* TASK REQUIREMENTS
Repeat exactly the stretch of lines from the line containing "What TikZ code" through the line containing "(no) at (846,-717)", both included, and nothing else.

(Source data)
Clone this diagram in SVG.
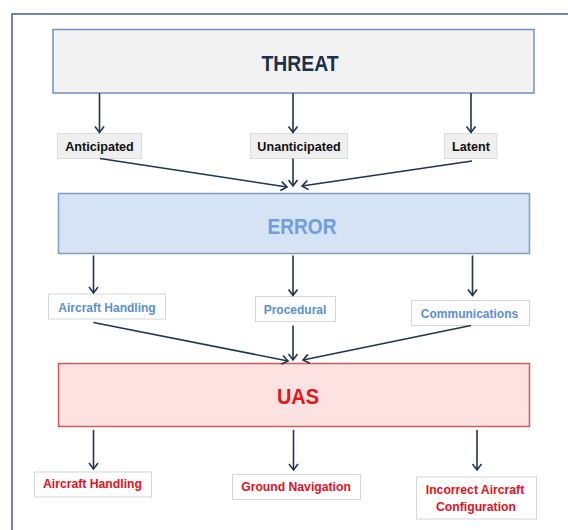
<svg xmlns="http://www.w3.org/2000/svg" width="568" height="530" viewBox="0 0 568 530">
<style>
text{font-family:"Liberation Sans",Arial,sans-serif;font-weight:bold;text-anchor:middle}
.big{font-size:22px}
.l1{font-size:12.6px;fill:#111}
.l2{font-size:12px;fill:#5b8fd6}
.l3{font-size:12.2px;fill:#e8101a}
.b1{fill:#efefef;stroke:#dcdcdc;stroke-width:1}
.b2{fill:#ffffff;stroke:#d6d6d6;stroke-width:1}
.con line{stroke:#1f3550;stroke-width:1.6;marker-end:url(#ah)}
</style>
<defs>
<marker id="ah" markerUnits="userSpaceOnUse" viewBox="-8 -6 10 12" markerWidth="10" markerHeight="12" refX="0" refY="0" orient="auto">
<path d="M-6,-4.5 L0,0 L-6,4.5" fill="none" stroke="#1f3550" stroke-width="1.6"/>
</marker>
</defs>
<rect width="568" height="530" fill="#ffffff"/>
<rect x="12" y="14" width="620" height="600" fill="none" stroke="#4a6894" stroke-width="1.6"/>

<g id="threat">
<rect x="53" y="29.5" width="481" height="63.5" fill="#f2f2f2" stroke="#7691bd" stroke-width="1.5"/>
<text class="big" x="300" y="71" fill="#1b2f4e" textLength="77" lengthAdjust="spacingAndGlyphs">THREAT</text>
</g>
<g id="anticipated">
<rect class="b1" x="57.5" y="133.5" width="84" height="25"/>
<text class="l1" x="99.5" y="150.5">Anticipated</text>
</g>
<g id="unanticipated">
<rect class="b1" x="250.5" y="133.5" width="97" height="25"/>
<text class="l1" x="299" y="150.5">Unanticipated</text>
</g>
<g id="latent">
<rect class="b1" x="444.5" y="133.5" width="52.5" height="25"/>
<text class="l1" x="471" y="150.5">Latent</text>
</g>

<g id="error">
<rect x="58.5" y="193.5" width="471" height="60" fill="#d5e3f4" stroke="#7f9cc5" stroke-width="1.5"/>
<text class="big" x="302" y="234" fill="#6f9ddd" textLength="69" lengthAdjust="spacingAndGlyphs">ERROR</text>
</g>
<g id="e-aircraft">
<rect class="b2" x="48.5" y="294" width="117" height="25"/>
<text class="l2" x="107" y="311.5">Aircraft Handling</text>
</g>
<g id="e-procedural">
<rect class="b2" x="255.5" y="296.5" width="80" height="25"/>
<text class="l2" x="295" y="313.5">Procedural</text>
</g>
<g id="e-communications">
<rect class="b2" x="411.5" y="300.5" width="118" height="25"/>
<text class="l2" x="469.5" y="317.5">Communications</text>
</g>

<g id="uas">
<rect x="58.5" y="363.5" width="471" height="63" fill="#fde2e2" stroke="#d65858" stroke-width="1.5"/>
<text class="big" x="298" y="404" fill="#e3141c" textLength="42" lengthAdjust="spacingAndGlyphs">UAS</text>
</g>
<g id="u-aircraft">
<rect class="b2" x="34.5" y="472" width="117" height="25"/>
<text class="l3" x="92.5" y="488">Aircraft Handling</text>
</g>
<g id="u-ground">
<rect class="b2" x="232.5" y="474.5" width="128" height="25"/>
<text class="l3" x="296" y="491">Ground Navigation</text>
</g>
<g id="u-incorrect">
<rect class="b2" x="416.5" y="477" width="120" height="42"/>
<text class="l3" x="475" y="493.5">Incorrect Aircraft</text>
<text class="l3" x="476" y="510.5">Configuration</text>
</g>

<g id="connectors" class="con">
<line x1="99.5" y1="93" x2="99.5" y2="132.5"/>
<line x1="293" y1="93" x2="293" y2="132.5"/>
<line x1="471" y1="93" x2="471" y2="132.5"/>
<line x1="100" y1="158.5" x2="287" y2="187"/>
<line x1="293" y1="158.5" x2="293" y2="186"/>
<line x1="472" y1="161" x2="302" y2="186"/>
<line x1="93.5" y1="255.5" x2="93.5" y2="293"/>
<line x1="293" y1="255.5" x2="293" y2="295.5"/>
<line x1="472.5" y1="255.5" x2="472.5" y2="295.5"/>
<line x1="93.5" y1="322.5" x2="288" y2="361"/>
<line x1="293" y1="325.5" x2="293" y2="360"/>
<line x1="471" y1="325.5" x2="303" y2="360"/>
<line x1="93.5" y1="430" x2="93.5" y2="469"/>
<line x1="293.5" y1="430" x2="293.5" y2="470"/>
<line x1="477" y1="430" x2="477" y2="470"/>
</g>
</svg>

* * *

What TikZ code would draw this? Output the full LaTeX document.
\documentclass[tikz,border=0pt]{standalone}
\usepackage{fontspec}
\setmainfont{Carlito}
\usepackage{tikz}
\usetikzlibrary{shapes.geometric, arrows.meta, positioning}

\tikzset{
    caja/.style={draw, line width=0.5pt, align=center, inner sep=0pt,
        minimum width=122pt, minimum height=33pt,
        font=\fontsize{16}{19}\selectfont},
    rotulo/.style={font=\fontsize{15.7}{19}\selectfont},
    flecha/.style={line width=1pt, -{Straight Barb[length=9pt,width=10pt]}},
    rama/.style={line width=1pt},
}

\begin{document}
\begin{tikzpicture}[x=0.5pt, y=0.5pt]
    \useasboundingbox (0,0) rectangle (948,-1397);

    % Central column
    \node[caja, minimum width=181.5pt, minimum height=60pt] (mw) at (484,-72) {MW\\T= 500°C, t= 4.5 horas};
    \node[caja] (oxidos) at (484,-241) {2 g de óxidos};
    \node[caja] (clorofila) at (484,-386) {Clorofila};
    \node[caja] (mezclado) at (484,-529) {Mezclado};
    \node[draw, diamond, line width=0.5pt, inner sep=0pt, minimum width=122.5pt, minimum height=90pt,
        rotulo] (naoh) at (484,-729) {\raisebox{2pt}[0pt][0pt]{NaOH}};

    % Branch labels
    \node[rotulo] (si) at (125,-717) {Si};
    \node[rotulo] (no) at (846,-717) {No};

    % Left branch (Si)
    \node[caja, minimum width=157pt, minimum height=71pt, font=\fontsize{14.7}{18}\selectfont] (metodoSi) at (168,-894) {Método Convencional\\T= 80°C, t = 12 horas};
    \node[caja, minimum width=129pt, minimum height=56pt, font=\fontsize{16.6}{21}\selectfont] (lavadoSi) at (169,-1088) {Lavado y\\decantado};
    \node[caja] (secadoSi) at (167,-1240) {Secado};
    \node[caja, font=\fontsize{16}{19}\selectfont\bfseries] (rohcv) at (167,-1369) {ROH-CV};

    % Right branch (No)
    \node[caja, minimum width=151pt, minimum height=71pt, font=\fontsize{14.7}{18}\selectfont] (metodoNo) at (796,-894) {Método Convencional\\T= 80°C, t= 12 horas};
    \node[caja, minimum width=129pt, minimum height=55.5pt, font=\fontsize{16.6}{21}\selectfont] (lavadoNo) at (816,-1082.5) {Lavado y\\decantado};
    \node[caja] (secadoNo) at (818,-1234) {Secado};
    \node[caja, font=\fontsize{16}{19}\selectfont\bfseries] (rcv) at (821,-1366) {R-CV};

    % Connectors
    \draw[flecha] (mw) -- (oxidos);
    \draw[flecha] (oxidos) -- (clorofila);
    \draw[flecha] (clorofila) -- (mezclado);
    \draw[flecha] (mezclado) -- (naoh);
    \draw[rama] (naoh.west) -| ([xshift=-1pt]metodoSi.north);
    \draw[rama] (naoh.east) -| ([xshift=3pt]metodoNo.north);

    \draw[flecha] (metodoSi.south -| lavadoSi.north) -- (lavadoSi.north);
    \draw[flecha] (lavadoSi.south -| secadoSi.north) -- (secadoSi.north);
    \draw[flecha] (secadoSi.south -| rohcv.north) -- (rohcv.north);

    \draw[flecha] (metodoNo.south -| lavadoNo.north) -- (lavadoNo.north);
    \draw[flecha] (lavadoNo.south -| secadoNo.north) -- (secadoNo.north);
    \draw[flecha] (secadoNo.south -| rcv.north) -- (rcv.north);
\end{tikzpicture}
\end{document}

* TASK RESULT
What TikZ code would draw this? Output the full LaTeX document.
\documentclass[tikz,border=0pt]{standalone}
\usepackage{fontspec}
\setmainfont{Carlito}
\usepackage{tikz}
\usetikzlibrary{shapes.geometric, arrows.meta, positioning}

\tikzset{
    caja/.style={draw, line width=0.5pt, align=center, inner sep=0pt,
        minimum width=122pt, minimum height=33pt,
        font=\fontsize{16}{19}\selectfont},
    rotulo/.style={font=\fontsize{15.7}{19}\selectfont},
    flecha/.style={line width=1pt, -{Straight Barb[length=9pt,width=10pt]}},
    rama/.style={line width=1pt},
}

\begin{document}
\begin{tikzpicture}[x=0.5pt, y=0.5pt]
    \useasboundingbox (0,0) rectangle (948,-1397);

    % Central column
    \node[caja, minimum width=181.5pt, minimum height=60pt] (mw) at (484,-72) {MW\\T= 500°C, t= 4.5 horas};
    \node[caja] (oxidos) at (484,-241) {2 g de óxidos};
    \node[caja] (clorofila) at (484,-386) {Clorofila};
    \node[caja] (mezclado) at (484,-529) {Mezclado};
    \node[draw, diamond, line width=0.5pt, inner sep=0pt, minimum width=122.5pt, minimum height=90pt,
        rotulo] (naoh) at (484,-729) {\raisebox{2pt}[0pt][0pt]{NaOH}};

    % Branch labels
    \node[rotulo] (si) at (125,-717) {Si};
    \node[rotulo] (no) at (846,-717) {No};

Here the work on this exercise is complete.